Energy Customers Carry the Burden of Non-Supply

Energy customers find themselves paying for the non-supply of electricity.
Published: Tue 06 May 2014

Millions of British Pounds are being spent in ‘constraint’ payments from National Grid to wind-farm operators in the UK. This means that consumers will “continue to foot ever increasing bills for these payments”, unless the Government works with energy companies and industry to develop a clear energy-storage strategy.

This is according to a new report by the Institution of Mechanical Engineers.

Unnecessary ‘constraint’ payments on the increase

Currently, under existing market arrangements, if an energy-generating company is unable to feed its power into the National Grid because it is not needed, it will be entitled to receive ‘constraint’ payments.

The Renewable Energy Foundation has revealed that £8.7 million in constraint payments have been made to wind farms in March. This forms part of the £13,749,814 already paid out this year. In 2013, wind farms received ‘constraint’ payments totalling £32,707,351.

Energy storage will harness clean energy potential

The Renewable Energy Foundation says it’s time that the UK government adopts energy storage technology solutions in order to realize the full potential of renewable energy.

In its Energy Storage: The missing link in the UK’s Energy Commitments report, the Institution highlights energy-storage technologies such as those based on cryogenics, flywheels, pumped heat and graphene super-capacitors.

Constraint payment-unnecessary consumer cost

Tim Fox, the organisation’s head of energy and environment, explains that without investment in energy-storage technology, ‘constraint’ payments are likely to become an unnecessary extra cost for the consumer.

These payments are becoming a major concern for consumers since they are effectively funding the non-supply of electricity from a range of generating technologies.

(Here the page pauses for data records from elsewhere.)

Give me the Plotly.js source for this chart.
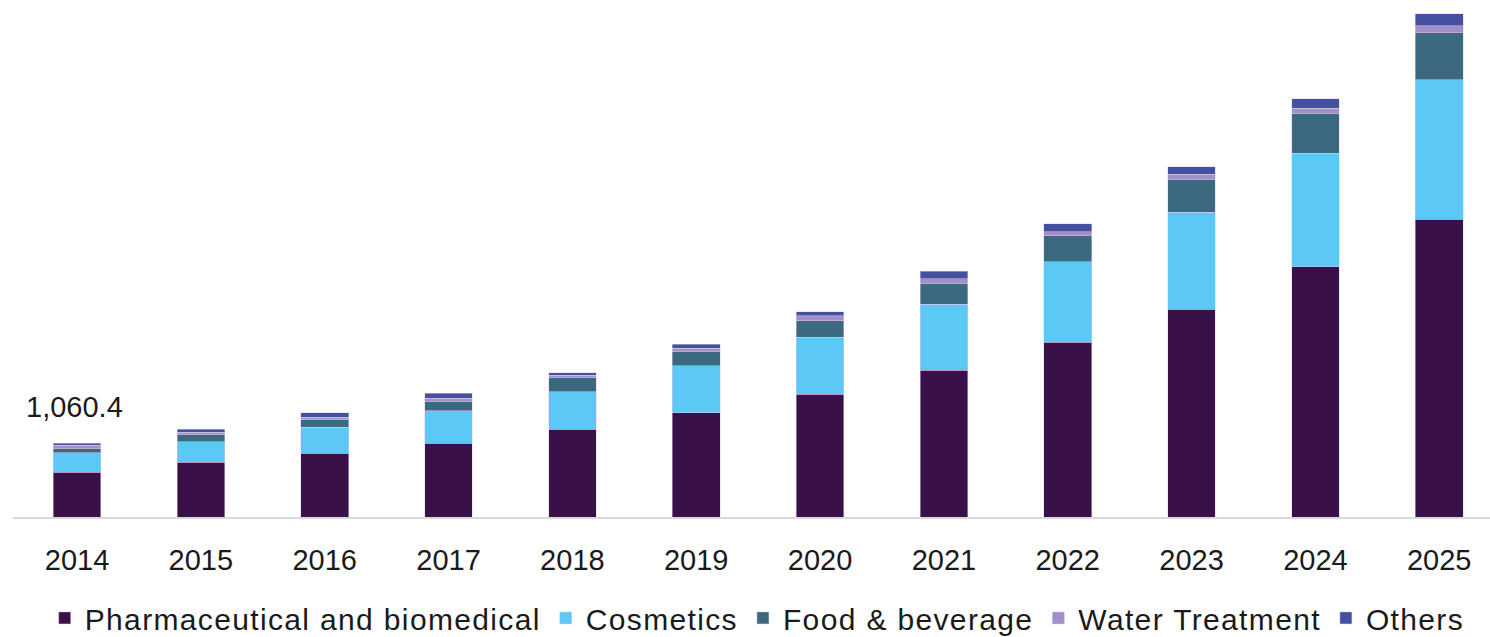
<!DOCTYPE html>
<html>
<head>
<meta charset="utf-8">
<script src="https://cdn.plot.ly/plotly-3.0.1.min.js"></script>
<style>html,body{margin:0;padding:0;background:#fff;}#chart{width:1490px;height:637px;}
.legendtext{letter-spacing:1.35px;}</style>
</head>
<body>
<div id="chart"></div>
<script>
var years = ['2014','2015','2016','2017','2018','2019','2020','2021','2022','2023','2024','2025'];
var pharma   = [647.5, 787, 921, 1060, 1262, 1501, 1770, 2111, 2518, 2993, 3602, 4284];
var cosmetics= [277.6, 299, 370, 469, 541, 676, 816, 950, 1156, 1396, 1632, 2005];
var food     = [67.6, 104, 105, 140, 207, 207, 235, 302, 370, 471, 576, 681];
var water    = [38.9, 33, 39, 39, 33, 43, 72, 66, 62, 72, 72, 101];
var others   = [28.8, 39, 66, 72, 33, 58, 62, 111, 111, 109, 138, 168];
var seriesNames = ['Pharmaceutical and biomedical','Cosmetics','Food & beverage','Water Treatment','Others'];
var colors = ['#3a1048','#5bc8f5','#3b6a80','#a490c8','#4650a0'];
var annotationText = '1,060.4';

var series = [pharma, cosmetics, food, water, others];
var traces = series.map(function(v, i){
  return {
    type: 'bar', x: years, y: v, name: seriesNames[i],
    width: 0.385,
    marker: {color: colors[i], line: {color: 'rgba(220,205,235,0.8)', width: 0.6}},
    hoverinfo: 'x+y+name'
  };
});

var total2014 = pharma[0] + cosmetics[0] + food[0] + water[0] + others[0];

var layout = {
  width: 1490, height: 637,
  barmode: 'stack',
  paper_bgcolor: '#ffffff', plot_bgcolor: '#ffffff',
  margin: {l: 13, r: 0, t: 0, b: 120},
  font: {family: 'Liberation Sans, Arial, sans-serif', color: '#1a1a1a'},
  xaxis: {
    type: 'category', range: [-0.517, 11.41],
    showline: true, linecolor: '#d9d9d9', linewidth: 2,
    showgrid: false, zeroline: false, ticks: '',
    ticklabelstandoff: 16,
    tickfont: {size: 29, color: '#1a1a1a', family: 'Liberation Sans, Arial, sans-serif'}
  },
  yaxis: {
    range: [0, 7440], showticklabels: false, showgrid: false, zeroline: false, showline: false, ticks: ''
  },
  showlegend: true,
  legend: {
    orientation: 'h', xref: 'container', yref: 'container',
    x: 0.03, xanchor: 'left', y: 0.03, yanchor: 'middle',
    font: {size: 30, color: '#1a1a1a', family: 'Liberation Sans, Arial, sans-serif'},
    itemwidth: 30, tracegroupgap: 0, traceorder: 'normal',
    bgcolor: 'rgba(0,0,0,0)'
  },
  annotations: [{
    x: years.indexOf('2014'), y: total2014,
    xref: 'x', yref: 'y', text: annotationText, showarrow: false,
    xanchor: 'center', yanchor: 'middle', xshift: -3, yshift: 36,
    font: {size: 29, color: '#1a1a1a', family: 'Liberation Sans, Arial, sans-serif'}
  }]
};

Plotly.newPlot('chart', traces, layout, {displayModeBar: false, staticPlot: true});
</script>
</body>
</html>
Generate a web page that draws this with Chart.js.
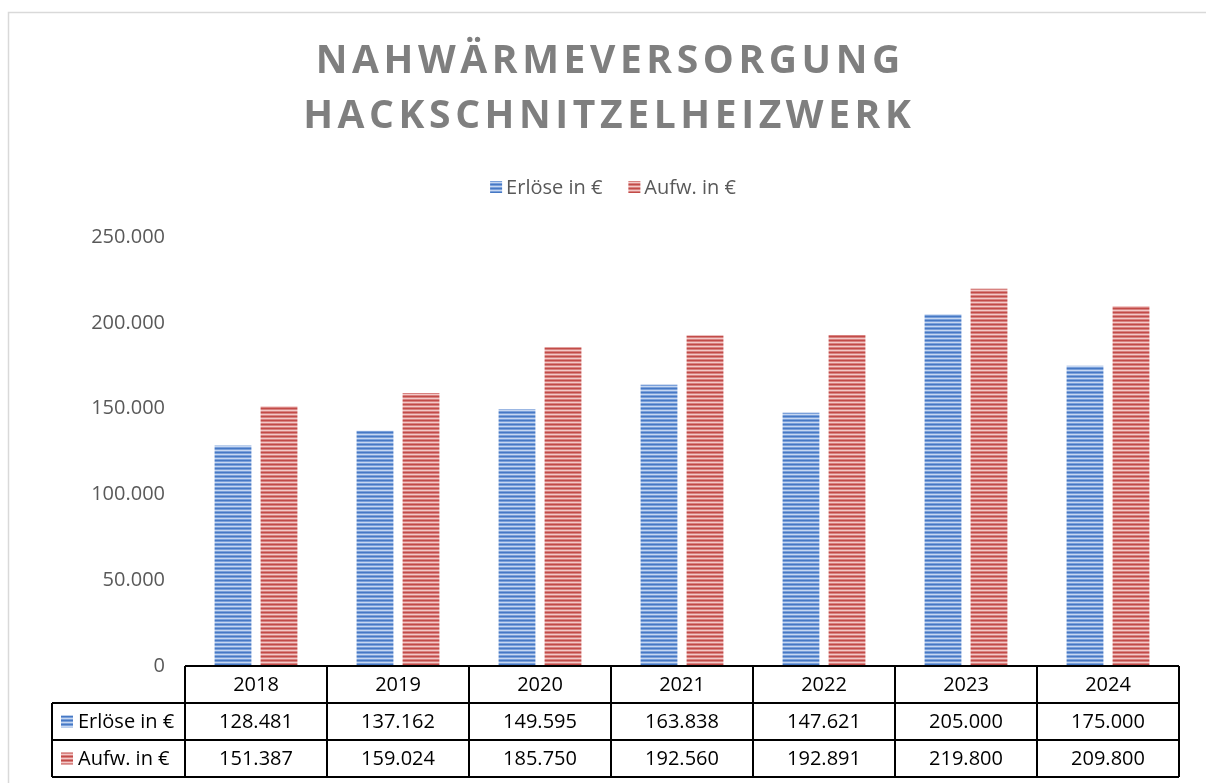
<!DOCTYPE html>
<html lang="de">
<head>
<meta charset="utf-8">
<title>Nahwärmeversorgung Hackschnitzelheizwerk</title>
<script src="https://cdn.jsdelivr.net/npm/chart.js@4.4.1/dist/chart.umd.min.js"></script>
<style>
  html, body { margin: 0; padding: 0; background: #ffffff; }
  #wrap { width: 1206px; height: 783px; }
</style>
</head>
<body>
<div id="wrap"><canvas id="chart" width="1206" height="783"></canvas></div>
<script>
// Chart data
const years = ['2018', '2019', '2020', '2021', '2022', '2023', '2024'];
const erloese = [128481, 137162, 149595, 163838, 147621, 205000, 175000];
const aufwand = [151387, 159024, 185750, 192560, 192891, 219800, 209800];
const seriesNames = ['Erlöse in €', 'Aufw. in €'];
const titleLines = ['NAHWÄRMEVERSORGUNG', 'HACKSCHNITZELHEIZWERK'];
const yTicks = [0, 50000, 100000, 150000, 200000, 250000];

const FONT = '"Open Sans", "Liberation Sans", sans-serif';

// Horizontal stripe fill, like an Office "horizontal lines" pattern
function stripes(dark, mid, light) {
  const c = document.createElement('canvas');
  c.width = 4; c.height = 4;
  const g = c.getContext('2d');
  g.fillStyle = dark;  g.fillRect(0, 0, 4, 1);
  g.fillStyle = mid;   g.fillRect(0, 1, 4, 1);
  g.fillStyle = light; g.fillRect(0, 2, 4, 1);
  g.fillStyle = mid;   g.fillRect(0, 3, 4, 1);
  return g.createPattern(c, 'repeat');
}
const blueFill = stripes('#4678c4', '#7aa0da', '#c6d7f1');
const redFill = stripes('#c24b48', '#d88280', '#f3c9c8');

const fmt = v => v.toLocaleString('de-DE');

// Frame, title, legend and the data table underneath the plot
const decorations = {
  id: 'decorations',
  beforeDraw(chart) {
    const ctx = chart.ctx;
    ctx.save();
    ctx.fillStyle = '#ffffff';
    ctx.fillRect(0, 0, chart.width, chart.height);
    ctx.strokeStyle = '#d9d9d9';
    ctx.lineWidth = 1.5;
    ctx.beginPath();
    ctx.moveTo(8.5, chart.height);
    ctx.lineTo(8.5, 12.5);
    ctx.lineTo(chart.width, 12.5);
    ctx.stroke();
    ctx.restore();
  },
  afterDraw(chart) {
    const ctx = chart.ctx;
    const area = chart.chartArea;
    const x = chart.scales.x;

    // Title with wide letter spacing
    ctx.save();
    ctx.fillStyle = '#7f7f7f';
    ctx.font = 'bold 39px ' + FONT;
    ctx.letterSpacing = '4.6px';
    ctx.textAlign = 'center';
    ctx.textBaseline = 'middle';
    ctx.fillText(titleLines[0], 608 + 2.3, 62);
    ctx.fillText(titleLines[1], 607 + 2.3, 117);
    ctx.restore();

    // Legend
    ctx.save();
    ctx.font = '20px ' + FONT;
    ctx.fillStyle = '#595959';
    ctx.textBaseline = 'middle';
    const fills = [blueFill, redFill];
    const box = 12, gapBox = 4, gapItem = 26;
    const widths = seriesNames.map(n => box + gapBox + ctx.measureText(n).width);
    const total = widths[0] + gapItem + widths[1];
    let lx = 613 - total / 2;
    const ly = 187;
    seriesNames.forEach((n, i) => {
      ctx.fillStyle = fills[i];
      ctx.fillRect(lx, ly - box / 2, box, box);
      ctx.fillStyle = '#595959';
      ctx.fillText(n, lx + box + gapBox, ly + 1);
      lx += widths[i] + gapItem;
    });
    ctx.restore();

    // Data table below the plot
    const n = years.length;
    const colW = (area.right - area.left) / n;
    const top = area.bottom;
    const rowH = 37;
    const r1 = top + rowH, r2 = top + 2 * rowH, r3 = top + 3 * rowH;
    const labelLeft = 52;

    ctx.save();
    ctx.strokeStyle = '#000000';
    ctx.lineWidth = 2;
    ctx.beginPath();
    ctx.moveTo(area.left, top); ctx.lineTo(area.right, top);
    [r1, r2, r3].forEach(y => { ctx.moveTo(labelLeft, y); ctx.lineTo(area.right, y); });
    ctx.moveTo(labelLeft, r1); ctx.lineTo(labelLeft, r3);
    for (let i = 0; i <= n; i++) {
      const xx = area.left + i * colW;
      ctx.moveTo(xx, top); ctx.lineTo(xx, r3);
    }
    ctx.stroke();

    ctx.fillStyle = '#000000';
    ctx.font = '20px ' + FONT;
    ctx.textAlign = 'center';
    ctx.textBaseline = 'middle';
    years.forEach((yr, i) => {
      const px = x.getPixelForValue(i);
      ctx.fillText(yr, px, top + rowH / 2 + 1);
      ctx.fillText(fmt(erloese[i]), px, r1 + rowH / 2 + 1);
      ctx.fillText(fmt(aufwand[i]), px, r2 + rowH / 2 + 1);
    });

    ctx.textAlign = 'left';
    [[r1, blueFill, seriesNames[0]], [r2, redFill, seriesNames[1]]].forEach(([ry, f, name]) => {
      const my = ry + rowH / 2;
      ctx.fillStyle = f;
      ctx.fillRect(61, my - 6, 12, 12);
      ctx.fillStyle = '#000000';
      ctx.fillText(name, 78, my + 1);
    });
    ctx.restore();
  }
};

new Chart(document.getElementById('chart'), {
  type: 'bar',
  data: {
    labels: years,
    datasets: [
      { label: seriesNames[0], data: erloese, backgroundColor: blueFill,
        categoryPercentage: 0.648, barPercentage: 0.8 },
      { label: seriesNames[1], data: aufwand, backgroundColor: redFill,
        categoryPercentage: 0.648, barPercentage: 0.8 }
    ]
  },
  options: {
    responsive: false,
    animation: false,
    layout: { padding: { top: 237, right: 27, bottom: 117, left: 0 } },
    plugins: {
      legend: { display: false },
      title: { display: false },
      tooltip: { enabled: false }
    },
    scales: {
      x: { display: false },
      y: {
        min: 0,
        max: 250000,
        afterBuildTicks(scale) { scale.ticks = yTicks.map(v => ({ value: v })); },
        afterFit(scale) { scale.width = 185; },
        grid: { display: false, drawTicks: false },
        border: { display: false },
        ticks: {
          padding: 20,
          color: '#595959',
          font: { family: FONT, size: 20 },
          callback: v => fmt(v)
        }
      }
    }
  },
  plugins: [decorations]
});
</script>
</body>
</html>
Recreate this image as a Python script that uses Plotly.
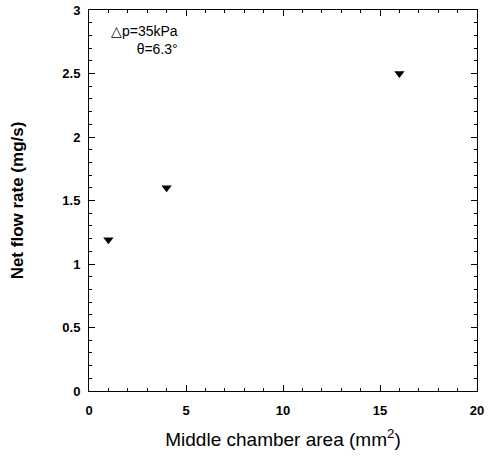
import plotly.graph_objects as go

area = [1, 4, 16]
flow = [1.19, 1.60, 2.50]
x_ticks = [0, 5, 10, 15, 20]
y_ticks = [0, 0.5, 1, 1.5, 2, 2.5, 3]
y_tick_labels = ["0", "0.5", "1", "1.5", "2", "2.5", "3"]

fig = go.Figure()
fig.add_trace(go.Scatter(
    x=area, y=flow, mode="markers",
    marker=dict(symbol="triangle-down", size=9, color="black"),
    showlegend=False,
))

axis_common = dict(
    showline=True, linecolor="black", linewidth=1, mirror="ticks",
    ticks="inside", ticklen=6, tickwidth=1, tickcolor="black",
    showgrid=False, zeroline=False, ticklabeloverflow="allow", automargin=False,
    tickfont=dict(family="Liberation Sans, Arial", size=13, color="black", weight="bold"),
)

fig.update_xaxes(
    range=[0, 20], tickvals=x_ticks, ticktext=[str(v) for v in x_ticks],
    minor=dict(ticks="inside", ticklen=3, dtick=1, tickcolor="black", showgrid=False),
    ticklabelstandoff=7,
    title=dict(text="Middle chamber area (mm<sup>2</sup>)", standoff=16,
               font=dict(family="Liberation Sans, Arial", size=19, color="black")),
    **axis_common,
)
fig.update_yaxes(
    range=[0, 3], tickvals=y_ticks, ticktext=y_tick_labels,
    minor=dict(ticks="inside", ticklen=3, dtick=0.1, tickcolor="black", showgrid=False),
    ticklabelstandoff=5,
    title=dict(text="<b>Net flow rate (mg/s)</b>", standoff=34,
               font=dict(family="Liberation Sans, Arial", size=17, color="black")),
    **axis_common,
)

fig.add_annotation(
    x=4.7, y=2.76, xref="x", yref="y", xanchor="right",
    text="△p=35kPa<br>θ=6.3°", showarrow=False, align="right",
    font=dict(family="Liberation Sans, Arial", size=14, color="black"),
)

fig.update_layout(
    width=489, height=460,
    margin=dict(l=89, r=12, t=10, b=69),
    plot_bgcolor="white", paper_bgcolor="white",
)

fig.write_html("out.html", config={"displayModeBar": False},
               post_script="document.body.style.margin='0';")
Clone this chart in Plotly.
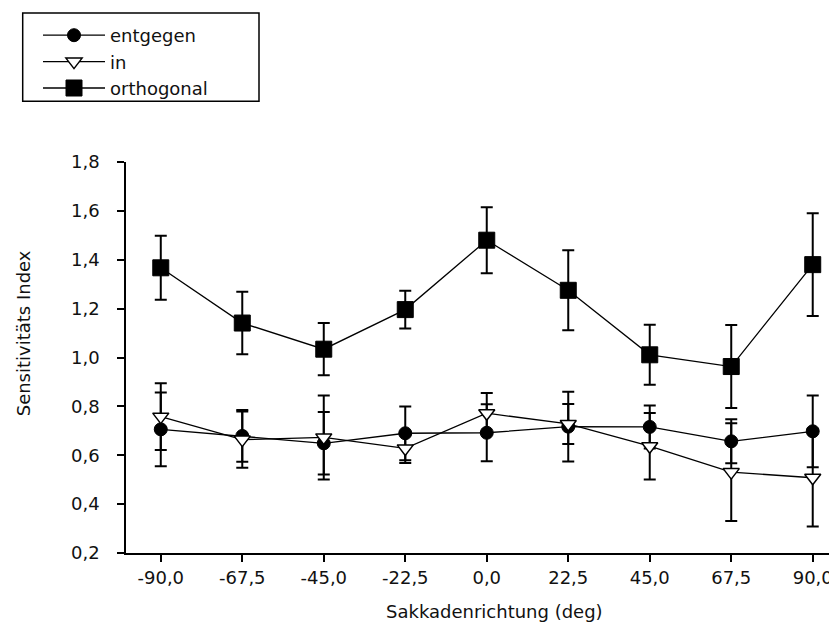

According to Mr Fox, virtually any form of energy storage can alleviate this since excess electricity, generated from intermittent renewable sources, will be stored until called-upon.

Problems for security of supply

A report from the Royal Academy of Engineering suggests that there needs to be a radical overhaul of the way that the electricity system is managed. It says that the current grid can cope with up to a 20% contribution from wind power without the need for significant upgrades to the system, using existing balancing mechanisms.

However, beyond this threshold, the management of the system will become even more difficult.

The report points out that the variable nature of wind power will present problems when there is a mis-match between output and consumer demand. If wind power continues to grow beyond 2020, days with negligible wind power could “present problems for security of supply”.

Professor Roger Kemp of Lancaster University, a member of the working group, says: “Wind energy will be only one of the tools available — alongside other generating technologies, better connectivity and demand side measures. All will need to be carefully integrated, using a systems engineering approach.”

As the world moves towards a low-carbon future, the energy industry and infrastructure will have to evolve with — or ahead of — electricity demand to accommodate more clean energy.